TASK INSTRUCTIONS: Print all of the entries exactly, minus the pictures.
══════════
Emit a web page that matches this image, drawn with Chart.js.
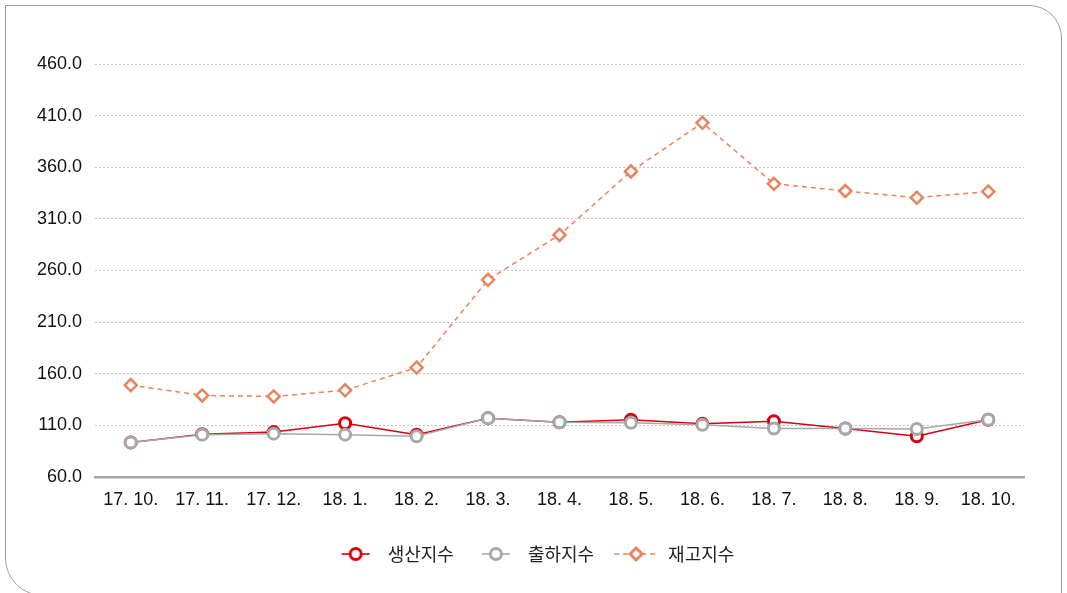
<!DOCTYPE html>
<html>
<head>
<meta charset="utf-8">
<script src="https://cdn.jsdelivr.net/npm/chart.js@4/dist/chart.umd.min.js"></script>
<style>
  html, body { margin: 0; padding: 0; background: #fff; }
  #wrap { position: relative; width: 1067px; height: 593px; overflow: hidden; }
  #frame { position: absolute; left: 5px; top: 5px; width: 1057px; height: 591px;
    border: 1.5px solid #9c9c9c; border-radius: 0 33px 0 38px; box-sizing: border-box; pointer-events: none; }
  canvas { position: absolute; left: 0; top: 0; }
</style>
</head>
<body>
<div id="wrap">
  <canvas id="c" width="1067" height="593"></canvas>
  <div id="frame"></div>
</div>
<script>
const categories = ['17. 10.', '17. 11.', '17. 12.', '18. 1.', '18. 2.', '18. 3.', '18. 4.', '18. 5.', '18. 6.', '18. 7.', '18. 8.', '18. 9.', '18. 10.'];
const seriesNames = ['생산지수', '출하지수', '재고지수'];
const production = [93.5, 101.5, 103.5, 112, 101, 117, 113, 115.5, 111.5, 114, 107, 99.5, 115.5];
const shipment = [93.5, 101, 102, 101, 99.5, 117, 113, 112.5, 110.5, 107, 107, 106.5, 115.5];
const inventory = [149, 139, 138, 144, 166, 251, 294.5, 356, 403, 344, 337, 330.5, 336.5];
const yTicks = [60, 110, 160, 210, 260, 310, 360, 410, 460];

const RED = '#D7000F', GRAY = '#A8A8A8', ORANGE = '#E8845C';
const TICK_FONT = "'Liberation Sans', Arial, sans-serif";
const LEG_W = 46;

function legendImg(kind, color) {
  const c = document.createElement('canvas');
  c.width = LEG_W; c.height = 18;
  const g = c.getContext('2d');
  const cx = LEG_W / 2;
  g.strokeStyle = color; g.lineWidth = 1.6;
  if (kind === 'diamond') {
    g.setLineDash([5, 4]);
    g.beginPath(); g.moveTo(cx - 22, 9); g.lineTo(cx + 22, 9); g.stroke();
    g.setLineDash([]);
    g.fillStyle = '#fff'; g.lineWidth = 3;
    g.beginPath(); g.moveTo(cx, 3); g.lineTo(cx + 6, 9); g.lineTo(cx, 15); g.lineTo(cx - 6, 9); g.closePath();
    g.fill(); g.stroke();
  } else {
    g.beginPath(); g.moveTo(cx - 14, 9); g.lineTo(cx + 14, 9); g.stroke();
    g.fillStyle = '#fff'; g.lineWidth = 3;
    g.beginPath(); g.arc(cx, 9, 5.5, 0, Math.PI * 2); g.fill(); g.stroke();
  }
  return c;
}
const legendImgs = [legendImg('circle', RED), legendImg('circle', GRAY), legendImg('diamond', ORANGE)];

new Chart(document.getElementById('c'), {
  type: 'line',
  data: {
    labels: categories,
    datasets: [
      { label: seriesNames[0], data: production, borderColor: RED, borderWidth: 1.5,
        pointStyle: 'circle', pointRadius: 5.5, pointBorderWidth: 3, pointBackgroundColor: '#fff', pointBorderColor: RED,
        tension: 0, order: 2 },
      { label: seriesNames[1], data: shipment, borderColor: GRAY, borderWidth: 1.5,
        pointStyle: 'circle', pointRadius: 5.5, pointBorderWidth: 3, pointBackgroundColor: '#fff', pointBorderColor: GRAY,
        tension: 0, order: 1 },
      { label: seriesNames[2], data: inventory, borderColor: ORANGE, borderWidth: 1.5, borderDash: [5, 4],
        pointStyle: 'rectRot', pointRadius: 6, pointBorderWidth: 2.5, pointBackgroundColor: '#fff', pointBorderColor: ORANGE,
        tension: 0, order: 0 }
    ]
  },
  options: {
    responsive: false,
    animation: false,
    layout: { padding: { left: 0, right: 0, top: 64, bottom: 20 } },
    plugins: {
      tooltip: { enabled: false },
      legend: {
        position: 'bottom',
        labels: {
          usePointStyle: true,
          pointStyleWidth: LEG_W,
          padding: 19,
          color: '#222',
          font: { family: "'Noto Sans CJK KR', sans-serif", size: 18 },
          generateLabels: (chart) => chart.data.datasets.map((ds, i) => ({
            text: ds.label, pointStyle: legendImgs[i], datasetIndex: i, hidden: false,
            lineWidth: 0, fillStyle: 'rgba(0,0,0,0)', strokeStyle: 'rgba(0,0,0,0)', fontColor: '#222'
          }))
        }
      }
    },
    scales: {
      x: {
        offset: true,
        grid: { display: false, drawTicks: false },
        border: { display: true, color: '#A6A6A6', width: 2.5 },
        ticks: { color: '#111', padding: 12, maxRotation: 0, autoSkip: false, font: { family: TICK_FONT, size: 18 } },
        afterFit: (s) => { s.height = 49; }
      },
      y: {
        min: yTicks[0], max: yTicks[yTicks.length - 1],
        afterBuildTicks: (s) => { s.ticks = yTicks.map(v => ({ value: v })); },
        grid: {
          drawTicks: false,
          color: (ctx) => ctx.tick && ctx.tick.value === yTicks[0] ? 'rgba(0,0,0,0)' : '#C4C4C4',
          lineWidth: 1
        },
        border: { display: false, dash: [2, 2] },
        ticks: { color: '#111', padding: 13, font: { family: TICK_FONT, size: 18 },
          callback: (v) => Number(v).toFixed(1) },
        afterFit: (s) => { s.width = 95; }
      },
      yRightSpace: {
        position: 'right',
        display: true,
        min: 0, max: 1,
        grid: { display: false, drawTicks: false },
        border: { display: false },
        ticks: { display: false },
        afterFit: (s) => { s.width = 43; }
      }
    }
  }
});
</script>
</body>
</html>
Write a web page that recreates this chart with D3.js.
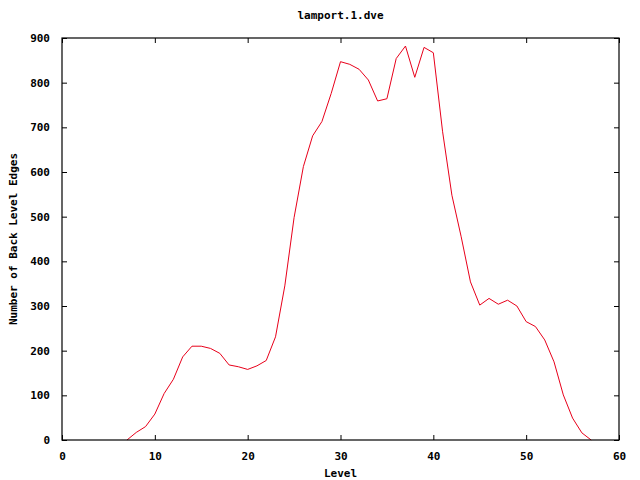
══════════
RESULT OF THIS EXERCISE:
Emit a web page that matches this image, drawn with Chart.js.
<!DOCTYPE html>
<html>
<head>
<meta charset="utf-8">
<script src="https://cdn.jsdelivr.net/npm/chart.js@4/dist/chart.umd.min.js"></script>
<style>
  html, body { margin: 0; padding: 0; background: #fff; }
  #wrap { position: relative; width: 1067px; height: 593px; overflow: hidden; }
  #frame { position: absolute; left: 5px; top: 5px; width: 1057px; height: 591px;
    border: 1.5px solid #9c9c9c; border-radius: 0 33px 0 38px; box-sizing: border-box; pointer-events: none; }
  canvas { position: absolute; left: 0; top: 0; }
</style>
</head>
<body>
<div id="wrap">
  <canvas id="c" width="1067" height="593"></canvas>
  <div id="frame"></div>
</div>
<script>
const categories = ['17. 10.', '17. 11.', '17. 12.', '18. 1.', '18. 2.', '18. 3.', '18. 4.', '18. 5.', '18. 6.', '18. 7.', '18. 8.', '18. 9.', '18. 10.'];
const seriesNames = ['생산지수', '출하지수', '재고지수'];
const production = [93.5, 101.5, 103.5, 112, 101, 117, 113, 115.5, 111.5, 114, 107, 99.5, 115.5];
const shipment = [93.5, 101, 102, 101, 99.5, 117, 113, 112.5, 110.5, 107, 107, 106.5, 115.5];
const inventory = [149, 139, 138, 144, 166, 251, 294.5, 356, 403, 344, 337, 330.5, 336.5];
const yTicks = [60, 110, 160, 210, 260, 310, 360, 410, 460];

const RED = '#D7000F', GRAY = '#A8A8A8', ORANGE = '#E8845C';
const TICK_FONT = "'Liberation Sans', Arial, sans-serif";
const LEG_W = 46;

function legendImg(kind, color) {
  const c = document.createElement('canvas');
  c.width = LEG_W; c.height = 18;
  const g = c.getContext('2d');
  const cx = LEG_W / 2;
  g.strokeStyle = color; g.lineWidth = 1.6;
  if (kind === 'diamond') {
    g.setLineDash([5, 4]);
    g.beginPath(); g.moveTo(cx - 22, 9); g.lineTo(cx + 22, 9); g.stroke();
    g.setLineDash([]);
    g.fillStyle = '#fff'; g.lineWidth = 3;
    g.beginPath(); g.moveTo(cx, 3); g.lineTo(cx + 6, 9); g.lineTo(cx, 15); g.lineTo(cx - 6, 9); g.closePath();
    g.fill(); g.stroke();
  } else {
    g.beginPath(); g.moveTo(cx - 14, 9); g.lineTo(cx + 14, 9); g.stroke();
    g.fillStyle = '#fff'; g.lineWidth = 3;
    g.beginPath(); g.arc(cx, 9, 5.5, 0, Math.PI * 2); g.fill(); g.stroke();
  }
  return c;
}
const legendImgs = [legendImg('circle', RED), legendImg('circle', GRAY), legendImg('diamond', ORANGE)];

new Chart(document.getElementById('c'), {
  type: 'line',
  data: {
    labels: categories,
    datasets: [
      { label: seriesNames[0], data: production, borderColor: RED, borderWidth: 1.5,
        pointStyle: 'circle', pointRadius: 5.5, pointBorderWidth: 3, pointBackgroundColor: '#fff', pointBorderColor: RED,
        tension: 0, order: 2 },
      { label: seriesNames[1], data: shipment, borderColor: GRAY, borderWidth: 1.5,
        pointStyle: 'circle', pointRadius: 5.5, pointBorderWidth: 3, pointBackgroundColor: '#fff', pointBorderColor: GRAY,
        tension: 0, order: 1 },
      { label: seriesNames[2], data: inventory, borderColor: ORANGE, borderWidth: 1.5, borderDash: [5, 4],
        pointStyle: 'rectRot', pointRadius: 6, pointBorderWidth: 2.5, pointBackgroundColor: '#fff', pointBorderColor: ORANGE,
        tension: 0, order: 0 }
    ]
  },
  options: {
    responsive: false,
    animation: false,
    layout: { padding: { left: 0, right: 0, top: 64, bottom: 20 } },
    plugins: {
      tooltip: { enabled: false },
      legend: {
        position: 'bottom',
        labels: {
          usePointStyle: true,
          pointStyleWidth: LEG_W,
          padding: 19,
          color: '#222',
          font: { family: "'Noto Sans CJK KR', sans-serif", size: 18 },
          generateLabels: (chart) => chart.data.datasets.map((ds, i) => ({
            text: ds.label, pointStyle: legendImgs[i], datasetIndex: i, hidden: false,
            lineWidth: 0, fillStyle: 'rgba(0,0,0,0)', strokeStyle: 'rgba(0,0,0,0)', fontColor: '#222'
          }))
        }
      }
    },
    scales: {
      x: {
        offset: true,
        grid: { display: false, drawTicks: false },
        border: { display: true, color: '#A6A6A6', width: 2.5 },
        ticks: { color: '#111', padding: 12, maxRotation: 0, autoSkip: false, font: { family: TICK_FONT, size: 18 } },
        afterFit: (s) => { s.height = 49; }
      },
      y: {
        min: yTicks[0], max: yTicks[yTicks.length - 1],
        afterBuildTicks: (s) => { s.ticks = yTicks.map(v => ({ value: v })); },
        grid: {
          drawTicks: false,
          color: (ctx) => ctx.tick && ctx.tick.value === yTicks[0] ? 'rgba(0,0,0,0)' : '#C4C4C4',
          lineWidth: 1
        },
        border: { display: false, dash: [2, 2] },
        ticks: { color: '#111', padding: 13, font: { family: TICK_FONT, size: 18 },
          callback: (v) => Number(v).toFixed(1) },
        afterFit: (s) => { s.width = 95; }
      },
      yRightSpace: {
        position: 'right',
        display: true,
        min: 0, max: 1,
        grid: { display: false, drawTicks: false },
        border: { display: false },
        ticks: { display: false },
        afterFit: (s) => { s.width = 43; }
      }
    }
  }
});
</script>
</body>
</html>
Write a web page that recreates this chart with D3.js.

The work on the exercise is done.